### Items listed in a dataset:
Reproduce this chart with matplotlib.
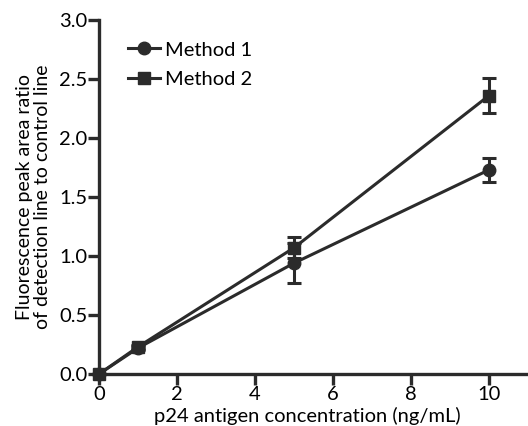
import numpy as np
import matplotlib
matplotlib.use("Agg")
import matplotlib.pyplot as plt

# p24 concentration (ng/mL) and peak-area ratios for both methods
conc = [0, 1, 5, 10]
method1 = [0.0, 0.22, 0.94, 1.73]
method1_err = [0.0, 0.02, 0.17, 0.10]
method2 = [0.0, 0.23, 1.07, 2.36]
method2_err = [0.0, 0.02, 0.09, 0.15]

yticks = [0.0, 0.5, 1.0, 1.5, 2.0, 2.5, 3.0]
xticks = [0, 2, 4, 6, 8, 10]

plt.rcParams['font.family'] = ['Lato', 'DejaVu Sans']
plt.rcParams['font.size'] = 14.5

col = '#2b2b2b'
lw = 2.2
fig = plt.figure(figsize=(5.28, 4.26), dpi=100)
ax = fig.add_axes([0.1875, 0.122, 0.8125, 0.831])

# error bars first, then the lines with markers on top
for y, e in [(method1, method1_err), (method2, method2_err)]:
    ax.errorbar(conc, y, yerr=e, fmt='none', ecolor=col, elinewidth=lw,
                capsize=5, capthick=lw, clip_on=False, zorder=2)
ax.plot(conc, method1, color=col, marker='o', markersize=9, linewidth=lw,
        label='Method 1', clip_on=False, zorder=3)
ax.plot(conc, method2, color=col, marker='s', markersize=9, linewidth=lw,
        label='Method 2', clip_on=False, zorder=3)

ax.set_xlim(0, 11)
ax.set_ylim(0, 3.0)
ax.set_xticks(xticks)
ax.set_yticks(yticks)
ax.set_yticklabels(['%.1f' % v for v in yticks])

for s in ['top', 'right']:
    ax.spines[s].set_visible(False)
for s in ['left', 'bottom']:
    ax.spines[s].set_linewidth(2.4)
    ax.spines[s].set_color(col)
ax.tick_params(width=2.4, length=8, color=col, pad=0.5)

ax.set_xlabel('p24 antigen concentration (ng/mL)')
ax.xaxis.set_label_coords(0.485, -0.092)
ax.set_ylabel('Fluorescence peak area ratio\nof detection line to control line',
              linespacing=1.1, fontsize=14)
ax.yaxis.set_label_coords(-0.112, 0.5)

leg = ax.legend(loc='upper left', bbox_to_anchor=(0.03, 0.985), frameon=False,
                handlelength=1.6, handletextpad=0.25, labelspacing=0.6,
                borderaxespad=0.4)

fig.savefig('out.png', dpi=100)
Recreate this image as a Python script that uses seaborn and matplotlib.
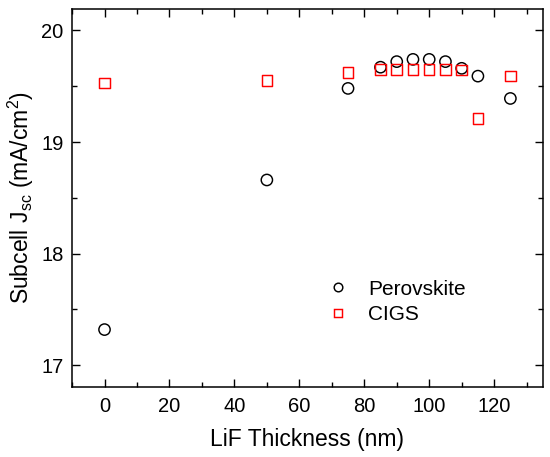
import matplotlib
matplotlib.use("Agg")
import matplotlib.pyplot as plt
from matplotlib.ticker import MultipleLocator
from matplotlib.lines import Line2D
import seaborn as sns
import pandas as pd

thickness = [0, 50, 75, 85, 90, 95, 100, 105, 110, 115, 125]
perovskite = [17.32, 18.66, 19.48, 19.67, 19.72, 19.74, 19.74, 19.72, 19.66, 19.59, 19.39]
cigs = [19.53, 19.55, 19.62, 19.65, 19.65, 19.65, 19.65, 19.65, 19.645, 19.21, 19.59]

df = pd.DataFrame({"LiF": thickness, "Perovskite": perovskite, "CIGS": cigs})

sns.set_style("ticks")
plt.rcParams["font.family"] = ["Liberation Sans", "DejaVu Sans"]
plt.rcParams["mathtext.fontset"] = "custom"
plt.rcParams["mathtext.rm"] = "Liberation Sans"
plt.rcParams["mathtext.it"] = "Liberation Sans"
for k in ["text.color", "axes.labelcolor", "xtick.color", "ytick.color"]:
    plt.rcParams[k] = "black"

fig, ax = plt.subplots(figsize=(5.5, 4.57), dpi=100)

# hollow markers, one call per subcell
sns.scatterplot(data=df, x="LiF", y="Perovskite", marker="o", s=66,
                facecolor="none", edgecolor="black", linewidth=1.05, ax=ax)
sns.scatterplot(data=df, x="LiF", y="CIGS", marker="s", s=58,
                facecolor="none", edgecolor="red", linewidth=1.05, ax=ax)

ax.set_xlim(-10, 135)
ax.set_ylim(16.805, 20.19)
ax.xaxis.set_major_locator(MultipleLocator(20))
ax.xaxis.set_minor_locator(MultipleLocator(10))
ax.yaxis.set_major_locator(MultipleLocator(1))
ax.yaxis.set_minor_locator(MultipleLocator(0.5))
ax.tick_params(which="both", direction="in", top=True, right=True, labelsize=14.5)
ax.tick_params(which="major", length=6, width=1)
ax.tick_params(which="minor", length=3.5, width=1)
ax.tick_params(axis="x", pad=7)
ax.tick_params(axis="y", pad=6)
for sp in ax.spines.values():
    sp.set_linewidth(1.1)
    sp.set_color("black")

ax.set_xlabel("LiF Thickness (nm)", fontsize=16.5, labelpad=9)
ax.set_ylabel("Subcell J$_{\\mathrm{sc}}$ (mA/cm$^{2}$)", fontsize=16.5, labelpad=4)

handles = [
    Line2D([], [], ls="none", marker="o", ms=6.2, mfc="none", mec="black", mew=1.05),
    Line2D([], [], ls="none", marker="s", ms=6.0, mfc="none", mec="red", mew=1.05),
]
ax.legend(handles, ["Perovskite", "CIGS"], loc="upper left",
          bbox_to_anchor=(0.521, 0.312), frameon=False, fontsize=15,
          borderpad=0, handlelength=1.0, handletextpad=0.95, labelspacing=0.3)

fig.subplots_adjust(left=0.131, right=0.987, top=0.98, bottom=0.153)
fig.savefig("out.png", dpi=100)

### YOUR GOAL:
Only the number is wanted: how many lines above include the word "with"?

### FULL SOLUTION:
2